Both were journalists but Updike sold out his edge and ambition to do any serious reporting leg-work not long after joining The New Yorker. Updike was one of his literary establishment targets that Wolfe so mercilessly mauled in his vicious attack to commemorate the 40th anniversary of The New Yorker.
'Tiny Mummies! The True Story of the Ruler of 43rd Street's Land of the Walking Dead' screamed the cover headline of the April 11 issue of New York magazine, for which Wolfe wrote under editor Clay Felker. New Yorker editor William Shawn was portrayed in 'Tiny Mummies!' as a funeral director of a literary mortuary, his writers – such as Updike and JD Salinger – the walking dead and his staffers the 'tiny mummies'. I have to agree.

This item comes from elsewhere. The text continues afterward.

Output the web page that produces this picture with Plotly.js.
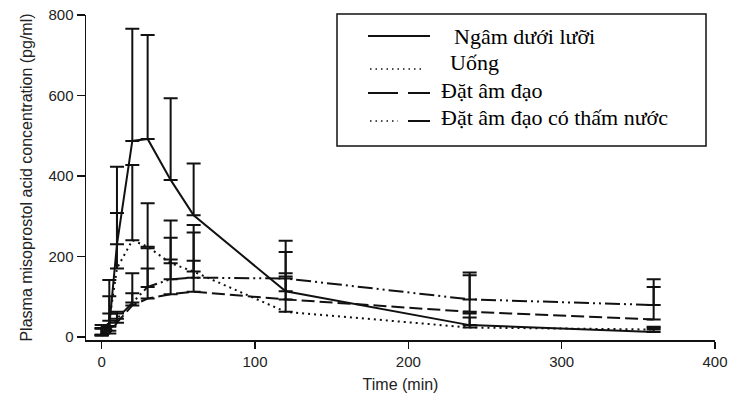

Updike's prose reads like somebody who writes too much, too long and too cosily. Greene and Wolfe prefer to get their hands (and notebooks) genuinely dirty, with no detail – however squalid or low-life – escaping their radar. When the dictator Cannibal closed down the local cathedral, he turned it into a children's playground although no children ever played there because the the iron swings were too hot in the searing, unmerciful Mexican heat to swing in.
I recall once putting a similar note in my own notebook during a visit to Caracas after I noticed that Chavez had ripped out the civic flowers that once decorated the mini-roundabouts and parks of the city and replaced them with a sculptural garden of metal chin-up and press-up bars (designed to turn the party faithful into pro-Chavez He-Men revolutionaries) that were also too hot to use during their state-sponsored lunch hour. But then who would expect anything dreamt up by Chavez to actually work?